[Task brief] Exactly and only the lines from the first entry through the line with "width=144pt, minimum height=65pt]" should be copied, both ends included, with no pictures.

:: Records to use

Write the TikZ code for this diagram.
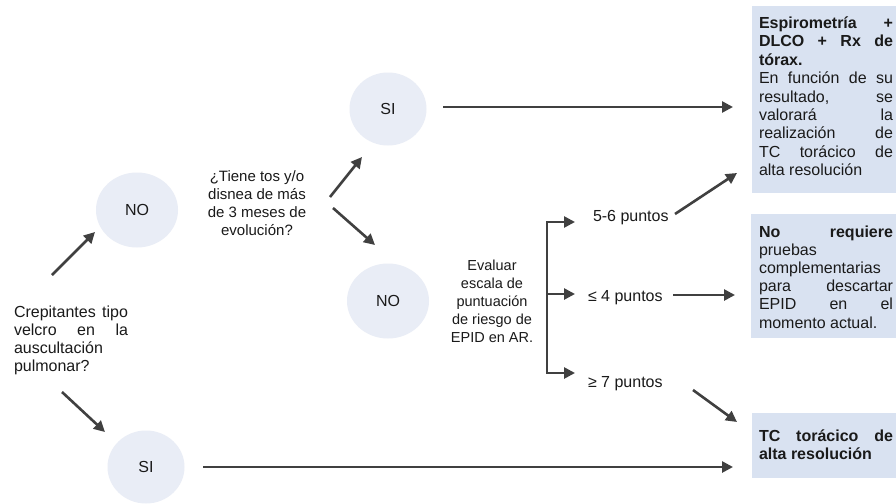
\documentclass[tikz,border=0pt]{standalone}
\usepackage{fontspec}
\setmainfont{Liberation Sans}
\usetikzlibrary{arrows.meta,shapes.geometric}
\definecolor{arr}{HTML}{404040}
\definecolor{circ}{HTML}{E9EDF6}
\definecolor{boxc}{HTML}{D9E2F1}
\definecolor{txt}{HTML}{1A1A1A}
\newcommand\myjl[2]{\hbox to #1{#2}}
\newcommand\myll[1]{\hbox{#1}}
\newcommand\myjc[2]{\hbox to #1{\hfil #2\hfil}}
\begin{document}
\begin{tikzpicture}[x=1pt,y=-1pt,
  every node/.style={text=txt, inner sep=0pt, outer sep=0pt},
  bubble/.style={ellipse, fill=circ, font=\fontsize{16}{18}\selectfont},
  panel/.style={rectangle, fill=boxc, anchor=north west},
  txt16/.style={font=\fontsize{16}{18}\selectfont},
  conn/.style={draw=arr, line width=2.6pt, -{Triangle[length=11pt,width=11pt]}},
  plain/.style={draw=arr, line width=2.6pt, line cap=rect}]
\useasboundingbox (0,0) rectangle (896,503);
\fill[white] (0,0) rectangle (896,503);

% circles
\node[bubble, minimum width=82pt, minimum height=75pt] (no1) at (137,210) {NO};
\node[bubble, minimum width=77pt, minimum height=73pt] (si1) at (146,467) {SI};
\node[bubble, minimum width=77pt, minimum height=73pt] (si2) at (388,109) {SI};
\node[bubble, minimum width=82pt, minimum height=75pt] (no2) at (388,301) {NO};

% boxes
\node[panel, minimum width=144pt, minimum height=187pt] (b1) at (752,6) {};
\node[panel, minimum width=145pt, minimum height=124pt] (b2) at (751,214) {};
\node[panel, minimum width=144pt, minimum height=65pt] (b3) at (752,413) {};

% texts
\node[txt16, anchor=base west] (cr) at (14,317) {\vtop{\baselineskip=18pt
  \myjl{114pt}{Crepitantes\hfill tipo}
  \myjl{114pt}{velcro\hfill en\hfill la}
  \myll{auscultación}
  \myll{pulmonar?}}};

\node[font=\fontsize{15}{18}\selectfont, anchor=base] (q) at (257,181) {\vtop{\baselineskip=18.3pt
  \myjc{104pt}{¿Tiene tos y/o}
  \myjc{104pt}{disnea de más}
  \myjc{104pt}{de 3 meses de}
  \myjc{104pt}{evolución?}}};

\node[font=\fontsize{14.5}{18}\selectfont, anchor=base] (ev) at (492,270) {\vtop{\baselineskip=18pt
  \myjc{90pt}{Evaluar}
  \myjc{90pt}{escala de}
  \myjc{90pt}{puntuación}
  \myjc{90pt}{de riesgo de}
  \myjc{90pt}{EPID en AR.}}};

\node[txt16, anchor=base west] (p56) at (593,221) {5-6 puntos};
\node[txt16, anchor=base west] (p4) at (588,301) {≤ 4 puntos};
\node[txt16, anchor=base west] (p7) at (588,387) {≥ 7 puntos};

\node[txt16, anchor=base west] (t1) at (759,28.5) {\vtop{\baselineskip=18.4pt
  \myjl{134pt}{\bfseries Espirometría\hfill +}
  \myjl{134pt}{\bfseries DLCO\hfill +\hfill Rx\hfill de}
  \myll{\bfseries tórax.}
  \myjl{134pt}{En\hfill función\hfill de\hfill su}
  \myjl{134pt}{resultado,\hfill se}
  \myjl{134pt}{valorará\hfill la}
  \myjl{134pt}{realización\hfill de}
  \myjl{134pt}{TC\hfill torácico\hfill de}
  \myll{alta resolución}}};

\node[txt16, anchor=base west] (t2) at (759,237) {\vtop{\baselineskip=18.2pt
  \myjl{134pt}{\bfseries No\hfill requiere}
  \myll{pruebas}
  \myll{complementarias}
  \myjl{134pt}{para\hfill descartar}
  \myjl{134pt}{EPID\hfill en\hfill el}
  \myll{momento actual.}}};

\node[txt16, anchor=base west] (t3) at (759,441.5) {\vtop{\baselineskip=18.4pt
  \myjl{134pt}{\bfseries TC\hfill torácico\hfill de}
  \myll{\bfseries alta resolución}}};

% arrow end points
\coordinate (a1s) at (52,275);  \coordinate (a1e) at (95,232);
\coordinate (a2s) at (62,392);  \coordinate (a2e) at (105,432);
\coordinate (a3s) at (330,197); \coordinate (a3e) at (362,157);
\coordinate (a4s) at (333,208); \coordinate (a4e) at (375,245);
\coordinate (a5s) at (443,107); \coordinate (a5e) at (733,107);
\coordinate (a6s) at (203,467); \coordinate (a6e) at (733,467);
\coordinate (br1) at (547,222); \coordinate (br2) at (547,294); \coordinate (br3) at (547,373);
\coordinate (br1e) at (575,222); \coordinate (br2e) at (575,294); \coordinate (br3e) at (575,373);
\coordinate (a8s) at (675,214); \coordinate (a8e) at (737,173);
\coordinate (a9s) at (673,295); \coordinate (a9e) at (735,295);
\coordinate (a10s) at (693,390); \coordinate (a10e) at (737,422);

\draw[conn] (a1s) -- (a1e);
\draw[conn] (a2s) -- (a2e);
\draw[conn] (a3s) -- (a3e);
\draw[conn] (a4s) -- (a4e);
\draw[conn] (a5s) -- (a5e);
\draw[conn] (a6s) -- (a6e);
\draw[plain] (br1) -- (br3);
\draw[conn] (br1) -- (br1e);
\draw[conn] (br2) -- (br2e);
\draw[conn] (br3) -- (br3e);
\draw[conn] (a8s) -- (a8e);
\draw[conn] (a9s) -- (a9e);
\draw[conn] (a10s) -- (a10e);
\end{tikzpicture}
\end{document}
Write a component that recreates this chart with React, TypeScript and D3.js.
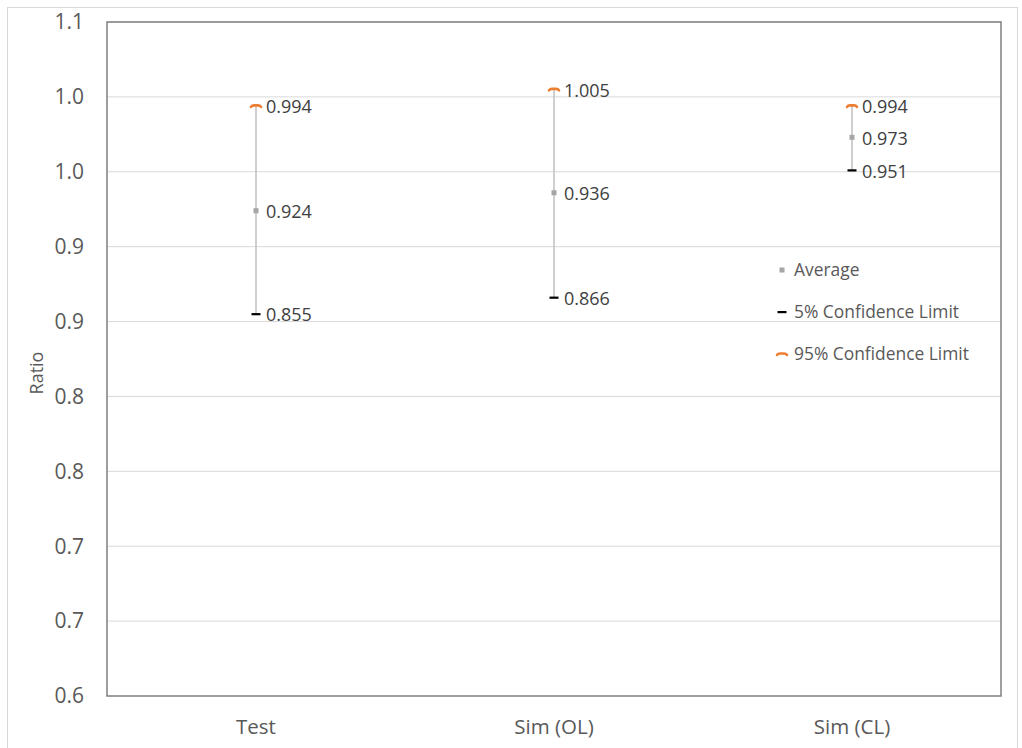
import React from "react";
import * as d3 from "d3";

const categories = ["Test", "Sim (OL)", "Sim (CL)"];
const averages = [0.924, 0.936, 0.973];
const lowLimits = [0.855, 0.866, 0.951];
const highLimits = [0.994, 1.005, 0.994];
const yTicks = [0.6, 0.65, 0.7, 0.75, 0.8, 0.85, 0.9, 0.95, 1.0, 1.05];
const legendItems = ["Average", "5% Confidence Limit", "95% Confidence Limit"];

const W = 1022;
const H = 748;
const plot = { left: 107, right: 1001, top: 22, bottom: 696 };
const FONT = "'Open Sans', sans-serif";
const TEXT = "#595959";
const GREY = "#a5a5a5";
const ORANGE = "#ed7d31";

const x = d3.scaleBand<string>().domain(categories).range([plot.left, plot.right]);
const y = d3.scaleLinear().domain([0.6, 1.05]).range([plot.bottom, plot.top]);

// flat dash with slightly drooping ends, used for the 95% limit marker
const orangeDash = (cx: number, cy: number) =>
  `M${cx - 5},${cy + 1} Q${cx - 4},${cy - 0.5} ${cx - 2},${cy - 0.5} L${cx + 2},${cy - 0.5} Q${cx + 4},${cy - 0.5} ${cx + 5},${cy + 1}`;

function Markers({ cx, avg, lo, hi }: { cx: number; avg: number; lo: number; hi: number }) {
  return (
    <g>
      <rect x={cx - 2.5} y={y(avg) - 2.5} width={5} height={5} fill={GREY} />
      <rect x={cx - 4.5} y={y(lo) - 1} width={9} height={2.2} fill="#000" />
      <path d={orangeDash(cx, y(hi))} fill="none" stroke={ORANGE} strokeWidth={2.6} strokeLinecap="round" />
    </g>
  );
}

export default function App() {
  const fmt = d3.format(".1f");
  const labelFmt = d3.format(".3f");
  return (
    <svg width={W} height={H} style={{ position: "absolute", left: 0, top: 0 }}>
      <rect x={0} y={0} width={W} height={H} fill="#fff" />
      <rect x={7.5} y={7.5} width={1010} height={760} fill="none" stroke="#d9d9d9" strokeWidth={1} />

      {/* gridlines */}
      {yTicks.slice(1).map((t) => (
        <line key={t} x1={plot.left} x2={plot.right} y1={y(t)} y2={y(t)} stroke="#d9d9d9" strokeWidth={1} />
      ))}

      {/* plot frame */}
      <rect
        x={plot.left}
        y={plot.top}
        width={plot.right - plot.left}
        height={plot.bottom - plot.top}
        fill="none"
        stroke="#7f7f7f"
        strokeWidth={1.5}
      />

      {/* y tick labels */}
      {yTicks.map((t) => (
        <text key={t} x={84} y={y(t)} dy="0.35em" textAnchor="end" fontFamily={FONT} fontSize={21} fill={TEXT}>
          {fmt(t + 1e-9)}
        </text>
      ))}

      <text
        transform={`translate(43,${(plot.top + plot.bottom) / 2 + 14}) rotate(-90)`}
        textAnchor="middle"
        fontFamily={FONT}
        fontSize={18}
        fill={TEXT}
      >
        Ratio
      </text>

      {/* category labels */}
      {categories.map((c) => (
        <text key={c} x={x(c)! + x.bandwidth() / 2} y={727} dy="0.35em" textAnchor="middle" fontFamily={FONT} fontSize={20.5} fill={TEXT}>
          {c}
        </text>
      ))}

      {/* error bars */}
      {categories.map((c, i) => {
        const cx = x(c)! + x.bandwidth() / 2;
        return (
          <g key={c}>
            <line x1={cx} x2={cx} y1={y(lowLimits[i])} y2={y(highLimits[i])} stroke="#bfbfbf" strokeWidth={1.5} />
            <Markers cx={cx} avg={averages[i]} lo={lowLimits[i]} hi={highLimits[i]} />
            {[highLimits[i], averages[i], lowLimits[i]].map((v, k) => (
              <text key={k} x={cx + 10} y={y(v) + 1} dy="0.35em" fontFamily={FONT} fontSize={18} fill="#404040">
                {labelFmt(v)}
              </text>
            ))}
          </g>
        );
      })}

      {/* legend */}
      {legendItems.map((name, i) => {
        const ly = 270 + i * 42;
        const mx = 782;
        return (
          <g key={name}>
            {i === 0 && <rect x={mx - 2.5} y={ly - 2.5} width={5} height={5} fill={GREY} />}
            {i === 1 && <rect x={mx - 4.5} y={ly - 1} width={9} height={2.2} fill="#000" />}
            {i === 2 && <path d={orangeDash(mx, ly)} fill="none" stroke={ORANGE} strokeWidth={2.6} strokeLinecap="round" />}
            <text x={794} y={ly} dy="0.35em" fontFamily={FONT} fontSize={17.4} fill={TEXT}>
              {name}
            </text>
          </g>
        );
      })}
    </svg>
  );
}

::::

[Result of this exercise]
Write the TikZ code for this diagram.
\documentclass[tikz,border=0pt]{standalone}
\usepackage{fontspec}
\setmainfont{Liberation Sans}
\usetikzlibrary{arrows.meta,shapes.geometric}
\definecolor{arr}{HTML}{404040}
\definecolor{circ}{HTML}{E9EDF6}
\definecolor{boxc}{HTML}{D9E2F1}
\definecolor{txt}{HTML}{1A1A1A}
\newcommand\myjl[2]{\hbox to #1{#2}}
\newcommand\myll[1]{\hbox{#1}}
\newcommand\myjc[2]{\hbox to #1{\hfil #2\hfil}}
\begin{document}
\begin{tikzpicture}[x=1pt,y=-1pt,
  every node/.style={text=txt, inner sep=0pt, outer sep=0pt},
  bubble/.style={ellipse, fill=circ, font=\fontsize{16}{18}\selectfont},
  panel/.style={rectangle, fill=boxc, anchor=north west},
  txt16/.style={font=\fontsize{16}{18}\selectfont},
  conn/.style={draw=arr, line width=2.6pt, -{Triangle[length=11pt,width=11pt]}},
  plain/.style={draw=arr, line width=2.6pt, line cap=rect}]
\useasboundingbox (0,0) rectangle (896,503);
\fill[white] (0,0) rectangle (896,503);

% circles
\node[bubble, minimum width=82pt, minimum height=75pt] (no1) at (137,210) {NO};
\node[bubble, minimum width=77pt, minimum height=73pt] (si1) at (146,467) {SI};
\node[bubble, minimum width=77pt, minimum height=73pt] (si2) at (388,109) {SI};
\node[bubble, minimum width=82pt, minimum height=75pt] (no2) at (388,301) {NO};

% boxes
\node[panel, minimum width=144pt, minimum height=187pt] (b1) at (752,6) {};
\node[panel, minimum width=145pt, minimum height=124pt] (b2) at (751,214) {};
\node[panel, minimum width=144pt, minimum height=65pt] (b3) at (752,413) {};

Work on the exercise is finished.